Official:

Guglielmo Marconi. April 25, 1874 – July 20, 1937. Italian radio engineer, Nobel Prize laureate in Physics. Popov’s competitor.

 

Life and Work:

1. In 1971, an American journalist discovered what he called “the Popov effect.” After looking into a dozen national encyclopedias, the journalist found out that each country had its own radio inventor: Karl Ferdinand Braun in Germany, Édouard Branly in France, Nikola Tesla in Yugoslavia, Aleksandr Popov in Russia. Italian Marconi and German Braun stand out from the crowd – just because they became the Nobel Prize winners.

 

2. Guglielmo Marconi was lucky to be born in a wealthy family of a major landowner from Bologna. The mother of the future Nobel Prize laureate had Scottish-Irish origins and was the granddaughter of John Jamieson, the founder of a whiskey distillery named after him.

 

3. The wealthy family hired the best teachers for their boy. Marconi noted that his love for physics was developed by a teacher from Livorno. A man from the neighboring estate, professor at the University of Bologna Augusto Righi told him about Hertz waves. Twenty-year-old Guglielmo read the works by Heinrich Hertz and even started attending neighbor’s lectures at the University of Bologna, but did not graduate from it.

 

4. Marconi began to conduct experiments in radio waves in his parents’ villa near Bologna. His brother Alfonso was running through fields with a receiver and a white flag to show signal detection. Then he took a hunting rifle and disappeared behind a mountain.
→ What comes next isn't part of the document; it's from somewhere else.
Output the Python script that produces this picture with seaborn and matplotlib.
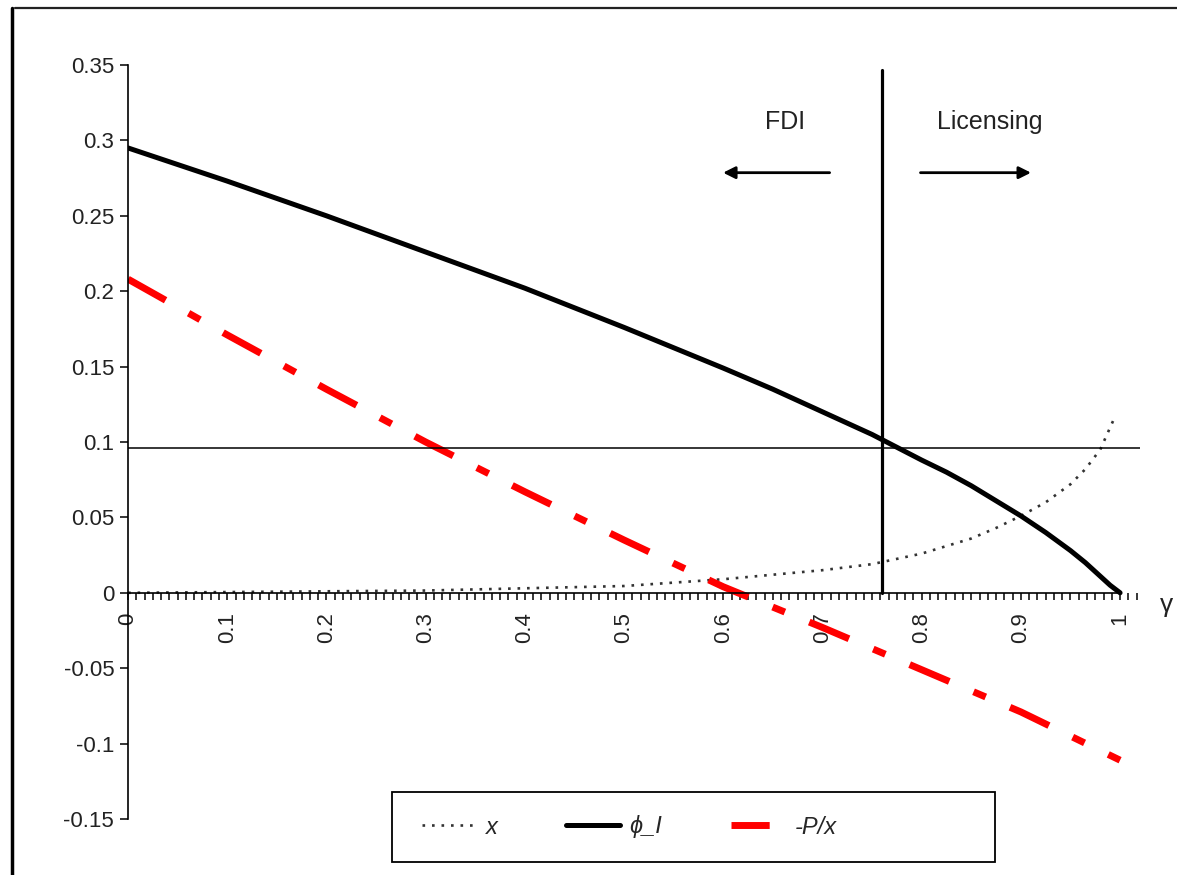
import numpy as np
import pandas as pd
import seaborn as sns
import matplotlib.pyplot as plt
from matplotlib.lines import Line2D
from matplotlib.patches import Rectangle
from matplotlib.ticker import AutoMinorLocator

# values
gamma_phi = [0.0, 0.1, 0.2, 0.3, 0.4, 0.5, 0.6, 0.65, 0.7, 0.75, 0.8, 0.825, 0.85, 0.875,
             0.9, 0.925, 0.95, 0.965, 0.98, 0.99, 1.0]
phi_i = [0.295, 0.273, 0.250, 0.226, 0.202, 0.176, 0.149, 0.135, 0.120, 0.105, 0.088, 0.080,
         0.071, 0.061, 0.051, 0.040, 0.028, 0.020, 0.011, 0.005, 0.0]

gamma_x = [0.0, 0.1, 0.2, 0.3, 0.4, 0.5, 0.6, 0.7, 0.75, 0.8, 0.85, 0.875, 0.9, 0.925,
           0.95, 0.965, 0.98, 0.995]
x_vals = [0.0, 0.0005, 0.001, 0.0015, 0.003, 0.0045, 0.009, 0.015, 0.019, 0.026, 0.036,
          0.043, 0.051, 0.060, 0.072, 0.082, 0.095, 0.117]

gamma_p = [0.0, 0.1, 0.2, 0.3, 0.4, 0.5, 0.6, 0.7, 0.8, 0.9, 1.0]
neg_p_over_x = [0.208, 0.171, 0.135, 0.100, 0.067, 0.035, 0.004, -0.023, -0.051, -0.079, -0.111]

series_labels = ['x', 'ϕ_I', '-P/x']
threshold_gamma = 0.76
threshold_level = 0.096

sns.set_style('white')
plt.rcParams['font.family'] = ['Liberation Sans', 'DejaVu Sans']

fig = plt.figure(figsize=(11.77, 8.75), dpi=100)
ax = fig.add_axes([0.1088, 0.064, 0.8597, 0.8617])

df_x = pd.DataFrame({'gamma': gamma_x, 'value': x_vals})
df_phi = pd.DataFrame({'gamma': gamma_phi, 'value': phi_i})
df_p = pd.DataFrame({'gamma': gamma_p, 'value': neg_p_over_x})

sns.lineplot(data=df_x, x='gamma', y='value', ax=ax, color='#333333', lw=1.9,
             linestyle=(0, (1, 2.6)), label=series_labels[0])
sns.lineplot(data=df_phi, x='gamma', y='value', ax=ax, color='black', lw=3.6,
             label=series_labels[1])
sns.lineplot(data=df_p, x='gamma', y='value', ax=ax, color='#ff0000', lw=5,
             linestyle=(0, (6.2, 3.8, 1.9, 3.8)), solid_capstyle='butt',
             dash_capstyle='butt', label=series_labels[2])

# threshold lines
ax.plot([threshold_gamma, threshold_gamma], [0, 0.347], color='black', lw=2.3)
ax.plot([0, 1.02], [threshold_level, threshold_level], color='black', lw=1.1)

ax.set_xlim(0, 1.02)
ax.set_ylim(-0.15, 0.35)

for s in ['top', 'right']:
    ax.spines[s].set_visible(False)
ax.spines['bottom'].set_position(('data', 0))
ax.spines['bottom'].set_bounds(0, 1)
ax.spines['left'].set_position(('data', 0))
for s in ['bottom', 'left']:
    ax.spines[s].set_color('black')
    ax.spines[s].set_linewidth(1.2)

ax.xaxis.set_minor_locator(AutoMinorLocator(12))
ax.set_xticks(np.round(np.arange(0, 1.01, 0.1), 1))
ax.set_xticklabels(['0', '0.1', '0.2', '0.3', '0.4', '0.5', '0.6', '0.7', '0.8', '0.9', '1'],
                   rotation=90)
ax.set_yticks(np.round(np.arange(-0.15, 0.351, 0.05), 2))
ax.set_yticklabels(['-0.15', '-0.1', '-0.05', '0', '0.05', '0.1', '0.15', '0.2', '0.25', '0.3', '0.35'])
ax.tick_params(axis='x', which='both', direction='out', length=5, width=1.1,
               color='black', labelsize=16, labelcolor='#222222', pad=9, bottom=True)
ax.tick_params(axis='y', which='major', direction='out', length=6, width=1.1,
               color='black', labelsize=16, labelcolor='#222222', pad=4, left=True)
ax.set_xlabel('')
ax.set_ylabel('')

ax.text(1.04, -0.008, 'γ', fontsize=19, color='#222222', ha='left', va='center', clip_on=False)

# region annotations
ax.text(0.662, 0.312, 'FDI', fontsize=18, color='#222222', ha='center', va='center')
ax.text(0.869, 0.312, 'Licensing', fontsize=18, color='#222222', ha='center', va='center')
ax.annotate('', xy=(0.597, 0.2786), xytext=(0.71, 0.2786),
            arrowprops=dict(arrowstyle='-|>', color='black', lw=2, mutation_scale=18))
ax.annotate('', xy=(0.913, 0.2786), xytext=(0.796, 0.2786),
            arrowprops=dict(arrowstyle='-|>', color='black', lw=2, mutation_scale=18))

# legend: entries without frame, box drawn separately (Excel style wide box)
leg = ax.legend(loc='center left', bbox_to_anchor=(410 / 1177, 1 - 827 / 875),
                bbox_transform=fig.transFigure, ncol=3, frameon=False,
                handlelength=2.3, columnspacing=2.9, handletextpad=0.4, borderpad=0,
                prop={'size': 17, 'style': 'italic'})
red_handle = leg.get_lines()[2]
red_handle.set_linestyle((0, (5.5, 20)))
red_handle.set_dash_capstyle('butt')
fig.add_artist(Rectangle((392 / 1177, 1 - 862 / 875), 603 / 1177, 70 / 875, fill=False,
                         edgecolor='black', lw=1.3, transform=fig.transFigure))

# outer frame of the picture
fig.add_artist(Line2D([0.0102, 0.0102], [0.0, 0.9909], color='black', lw=2.5, transform=fig.transFigure))
fig.add_artist(Line2D([0.0127, 1.0], [0.9909, 0.9909], color='#222222', lw=1.6, transform=fig.transFigure))

fig.savefig('out.png', dpi=100)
The shot meaning that the signal had been received announced the birth of a new communication system.

 

5. In 1895, Marconi sent a wireless signal from his garden to a field over a distance of three kilometers. After making sure about his success, he offered the use of wireless communication to the Ministry of Post and Telegraphs, but his idea was rejected. The endorsement on his letter was: “To the Longara.”

 

6. People believed Marconi’s ideas behind the English Channel: he was doing his further work in Great Britain. They say that he came across some challenges on his way too: an English customs officer became interested in the device and asked if it was a bomb. The mother accompanying Guglielmo proudly replied: “Yes, but it will not destroy the world – it will destroy its walls.” The customs officer did not understand anything and broke the device just in case.

 

7. In Great Britain, Marconi quickly found an ally, i.e., a high-ranking postal official, and, with official’s assistance, applied for a UK patent for Improvements in Transmitting Electrical Impulses and Signals, and in Apparatus Therefor. Also in 1896, Marconi made the first demonstration of his system on the Salisbury Plain by transmitting radiograms over a distance of 2.5 kilometers.

 

8. Having received the patent, Marconi immediately established a joint stock company and invited scientists and engineers to work there. The navy pinned special hopes on the marconigrams: it is impossible to hang wires between ships at sea!

 

9. One cannot say that Marconi’s work was perceived with exceptional delight in the very beginning. There was some mockery too: for example, one newspaper wrote: “An Italian has come to us, with a concertina but without a monkey.” The attitude changed after the Daily Express newspaper had published the results of a rowing regatta broadcast on the radio in 1898. Marconi’s company shares immediately soared.

 

10. One year later, the South Foreland lighthouse received a marconigram from a grounded ship. This was the first time when the radio had saved people. In 1905, dozens of ships were equipped with radio transmitters.

 

11. In 1903, Theodore Roosevelt’s marconigram to King Edward VII went to Great Britain from a station built in Massachusetts, USA. However, consistent transatlantic radio communications were established only in several years.

 

12. In 1909, Guglielmo Marconi shared the Nobel Prize in Physics with Karl Ferdinand Braun for their “contributions to the development of wireless telegraphy.”

 

13. In 1912, Marconi’s company supplied radio equipment and radio operators to Titanic. The sinking ship managed to send a distress signal via the radio to save hundreds of people. Then Marconi said in his interview: “It is worth living to give these people a chance to survive.”

 

14. In 1914, Marconi’s merits were recognized by his homeland: the Nobel laureate was appointed senator for life in Italy.

 

15. During World War I, Marconi volunteered for the army – he was in charge of radiotelegraphy in the navy. In 1929, Marconi was ennobled as a Marchese by King Victor Emmanuel III.

 

16. He set up Vatican Radio for Pope Pius XI in 1931. In the same year, Marconi was directing the lighting of the newly erected statue of Christ the Redeemer in Rio de Janeiro right from Rome. However, there is another version too: the signal got lost and did not reach the target, so the Brazilians coped with the problem on their own.

 

17. Italian dictator Benito Mussolini appointed Marconi President of the Royal Academy of Italy.

 

18. On the day of Marconi’s death, all shops on the street in Rome where he had lived were closed for mourning. All BBC transmitters fell silent for two minutes during the hour of his funeral.